While Johannesburg remains in high demand among corporate business travellers using Lufthansa Group’s three key airlines servicing South Africa, the airline is pleased with a 20% jump in Capetonians using its airlines, Dr André Schulz, general manager for the group in Southern Africa, said on Thursday.
Lufthansa, Swiss and Austrian Airlines carried almost 300 000 passengers between Europe and South Africa during the 2018 financial year.
Lufthansa Group announced its results for the 2018 financial year on Thursday. The group generated its second-best result in the history of the company in its 2018 financial year.
Schulz said the group’s passenger traffic between SA and Europe showed a steady increase of 3.2% in 2018 compared to 2017.
According to Schulz, as Cape Town continues to grow as a top leisure travel destination for European visitors, the demand facilitated an increase in the frequency of flights on these routes.
Flight frequency increased to 16 flights per week over the South African summer and five flights per week over the South African winter.
Total group revenues increased by 6% during the 2018 financial year compared to the previous financial year, group chair Carsten Spohr said during a live-streamed press conference on Thursday.
Total revenues were 1% up on 2017, at €35.8bn. The adjusted earnings before interest and taxes (EBIT) for the year amounted to around €2.8bn.
Rising fuel costs
Spohr said one of the challenges the airline had to manage during the financial year was an increase of about €850m in fuel costs.
Furthermore, the €518m of expenses incurred due to delays and cancellations was a 70% increase compared to the previous financial year.
Spohr explained that only a third of the delays and cancellations were caused by the airline itself and the rest by other factors out of its control.
“We need to improve our punctuality, so we will increase the number of reserve aircraft again and we are placing a special focus on the first departures of the day to avoid delays throughout the day,” said Spohr.
“We cannot have a backlog as almost two thirds of our passengers are transfer passengers.”
According to Ulrik Svensson, chief financial officer of Lufthansa, the group continues to work on further reducing its unit costs.
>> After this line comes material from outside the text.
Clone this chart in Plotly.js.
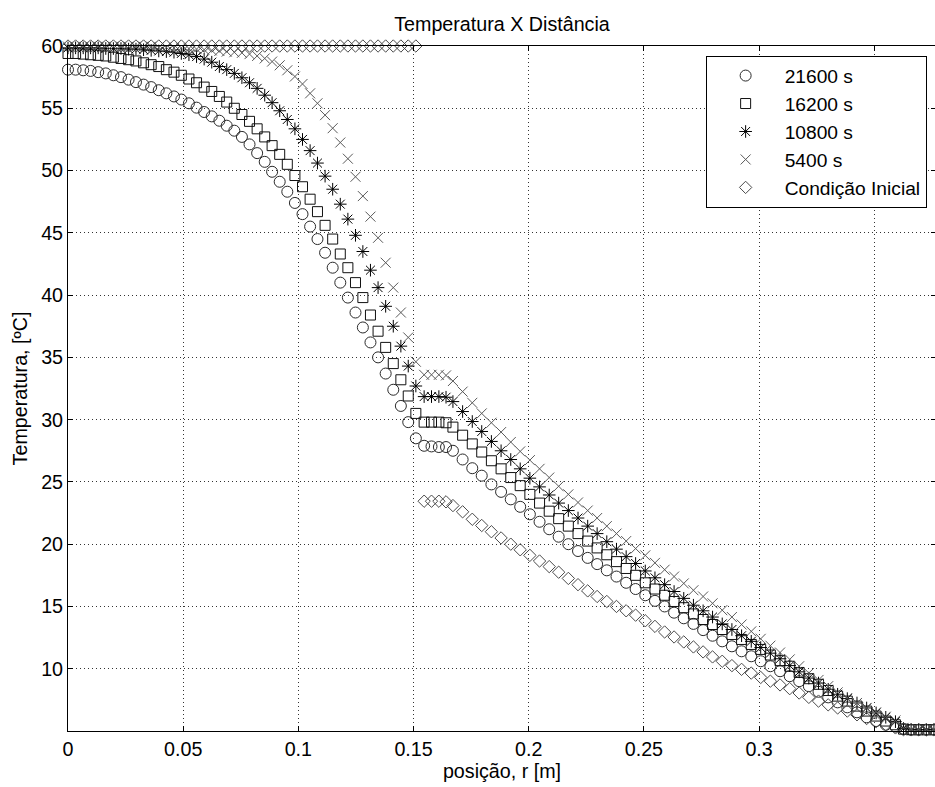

The group has invested €3.8bn in 2018, a large part thereof in new more cost- and fuel-efficient aircraft.
Svensson said at the 2019 annual general meeting that the group would propose a dividend of €0.80 per share be distributed.
Spohr said that in 2019, the Lufthansa Group would be focusing on achieving sustainable quality growth. Therefore, the group is further reducing the capacity growth for its airlines for the upcoming summer to 1.9%.
Despite this, the group expects to report mid-single-digit percentage annual revenue growth.
Lufthansa’s share price fell some 6% after its results were announced, Reuters reported.